TASK REQUIREMENTS => Your task is to repeat all of the data exactly while excluding the pictures.

MATERIAL SUPPLIED =>

-*-*-

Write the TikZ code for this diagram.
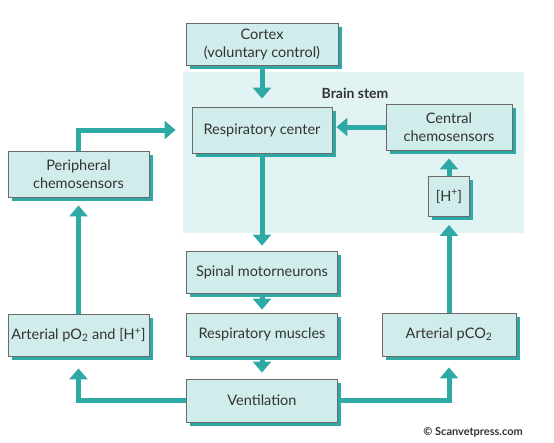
\documentclass[tikz,border=0pt]{standalone}
\usepackage{fontspec}
\setmainfont{Lato}
\usetikzlibrary{arrows.meta,shadows}
\definecolor{teal1}{HTML}{2FA9A5}
\definecolor{boxfill}{HTML}{D0ECEB}
\definecolor{stemfill}{HTML}{E1F4F3}
\definecolor{boxline}{HTML}{6A6A6A}
\definecolor{txt}{HTML}{333333}
\pgfdeclarelayer{bg}
\pgfdeclarelayer{arr}
\pgfsetlayers{bg,arr,main}
\begin{document}
\begin{tikzpicture}[x=1pt,y=-1pt,
  box/.style={draw=boxline, line width=0.8pt, fill=boxfill, text=txt, align=center,
    inner sep=0pt, font=\fontsize{14.5}{18}\selectfont,
    drop shadow={shadow xshift=3.5pt, shadow yshift=-3.5pt, fill=teal1, opacity=1}},
  flow/.style={draw=teal1, line width=5pt, line join=miter,
    -{Triangle[length=11pt,width=18pt]}}]
\useasboundingbox (0,0) rectangle (554,442);
\begin{pgfonlayer}{bg}
\fill[stemfill] (183,72) rectangle (524,233);
\end{pgfonlayer}
\node[font=\bfseries\fontsize{14}{16}\selectfont, text=txt] (stem) at (355,93) {Brain stem};
\node[box, minimum width=152pt, minimum height=42pt] (cortex) at (262,44) {Cortex\\(voluntary control)};
\node[box, minimum width=140pt, minimum height=46pt] (resp) at (262,130) {Respiratory center};
\node[box, minimum width=126pt, minimum height=46pt] (central) at (449,127) {Central\\chemosensors};
\node[box, minimum width=41pt, minimum height=40pt] (hplus) at (449,196.5) {[H\textsuperscript{+}]};
\node[box, minimum width=141pt, minimum height=46pt] (periph) at (78.5,174) {Peripheral\\chemosensors};
\node[box, minimum width=151pt, minimum height=42pt] (spinal) at (262,272) {Spinal motorneurons};
\node[box, minimum width=151pt, minimum height=43pt] (muscles) at (262,334.5) {Respiratory muscles};
\node[box, minimum width=151pt, minimum height=43pt] (vent) at (262,400.5) {Ventilation};
\node[box, minimum width=141pt, minimum height=42pt] (po2) at (78.5,335) {Arterial pO\textsubscript{2} and [H\textsuperscript{+}]};
\node[box, minimum width=134pt, minimum height=43pt] (pco2) at (449,334.5) {Arterial pCO\textsubscript{2}};
\node[anchor=east, font=\bfseries\fontsize{11}{13}\selectfont, text=txt, inner sep=0pt] (copy) at (523,432) {© Scanvetpress.com};
\begin{pgfonlayer}{arr}
\draw[flow, shorten >=8pt] (cortex.south) -- (resp.north);
\draw[flow, shorten >=4pt] (central.west) -- (resp.east |- central.west);
\draw[flow, shorten >=8pt] (hplus.north) -- (central.south);
\draw[flow, shorten >=8pt] (pco2.north) -- (hplus.south);
\draw[flow, shorten >=5pt] (resp.south) -- (spinal.north);
\draw[flow, shorten >=3pt] (spinal.south) -- (muscles.north);
\draw[flow, shorten >=6pt] (muscles.south) -- (vent.north);
\draw[flow, shorten >=12pt] (vent.west) -| (po2.south);
\draw[flow, shorten >=11pt] (vent.east) -| (pco2.south);
\draw[flow, shorten >=8pt] (po2.north) -- (periph.south);
\draw[flow, shorten >=16pt] (periph.north) |- (resp.west);
\end{pgfonlayer}
\end{tikzpicture}
\end{document}
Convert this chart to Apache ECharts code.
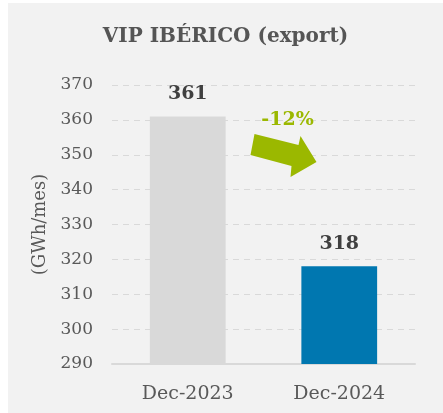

-*-*-

COMPLETE RESPONSE =>
Write the TikZ code for this diagram.
\documentclass[tikz,border=0pt]{standalone}
\usepackage{fontspec}
\setmainfont{Lato}
\usetikzlibrary{arrows.meta,shadows}
\definecolor{teal1}{HTML}{2FA9A5}
\definecolor{boxfill}{HTML}{D0ECEB}
\definecolor{stemfill}{HTML}{E1F4F3}
\definecolor{boxline}{HTML}{6A6A6A}
\definecolor{txt}{HTML}{333333}
\pgfdeclarelayer{bg}
\pgfdeclarelayer{arr}
\pgfsetlayers{bg,arr,main}
\begin{document}
\begin{tikzpicture}[x=1pt,y=-1pt,
  box/.style={draw=boxline, line width=0.8pt, fill=boxfill, text=txt, align=center,
    inner sep=0pt, font=\fontsize{14.5}{18}\selectfont,
    drop shadow={shadow xshift=3.5pt, shadow yshift=-3.5pt, fill=teal1, opacity=1}},
  flow/.style={draw=teal1, line width=5pt, line join=miter,
    -{Triangle[length=11pt,width=18pt]}}]
\useasboundingbox (0,0) rectangle (554,442);
\begin{pgfonlayer}{bg}
\fill[stemfill] (183,72) rectangle (524,233);
\end{pgfonlayer}
\node[font=\bfseries\fontsize{14}{16}\selectfont, text=txt] (stem) at (355,93) {Brain stem};
\node[box, minimum width=152pt, minimum height=42pt] (cortex) at (262,44) {Cortex\\(voluntary control)};
\node[box, minimum width=140pt, minimum height=46pt] (resp) at (262,130) {Respiratory center};
\node[box, minimum width=126pt, minimum height=46pt] (central) at (449,127) {Central\\chemosensors};
\node[box, minimum width=41pt, minimum height=40pt] (hplus) at (449,196.5) {[H\textsuperscript{+}]};
\node[box, minimum width=141pt, minimum height=46pt] (periph) at (78.5,174) {Peripheral\\chemosensors};
\node[box, minimum width=151pt, minimum height=42pt] (spinal) at (262,272) {Spinal motorneurons};
\node[box, minimum width=151pt, minimum height=43pt] (muscles) at (262,334.5) {Respiratory muscles};
\node[box, minimum width=151pt, minimum height=43pt] (vent) at (262,400.5) {Ventilation};
\node[box, minimum width=141pt, minimum height=42pt] (po2) at (78.5,335) {Arterial pO\textsubscript{2} and [H\textsuperscript{+}]};
\node[box, minimum width=134pt, minimum height=43pt] (pco2) at (449,334.5) {Arterial pCO\textsubscript{2}};
\node[anchor=east, font=\bfseries\fontsize{11}{13}\selectfont, text=txt, inner sep=0pt] (copy) at (523,432) {© Scanvetpress.com};
\begin{pgfonlayer}{arr}
\draw[flow, shorten >=8pt] (cortex.south) -- (resp.north);
\draw[flow, shorten >=4pt] (central.west) -- (resp.east |- central.west);
\draw[flow, shorten >=8pt] (hplus.north) -- (central.south);
\draw[flow, shorten >=8pt] (pco2.north) -- (hplus.south);
\draw[flow, shorten >=5pt] (resp.south) -- (spinal.north);
\draw[flow, shorten >=3pt] (spinal.south) -- (muscles.north);
\draw[flow, shorten >=6pt] (muscles.south) -- (vent.north);
\draw[flow, shorten >=12pt] (vent.west) -| (po2.south);
\draw[flow, shorten >=11pt] (vent.east) -| (pco2.south);
\draw[flow, shorten >=8pt] (po2.north) -- (periph.south);
\draw[flow, shorten >=16pt] (periph.north) |- (resp.west);
\end{pgfonlayer}
\end{tikzpicture}
\end{document}
Convert this chart to Apache ECharts code.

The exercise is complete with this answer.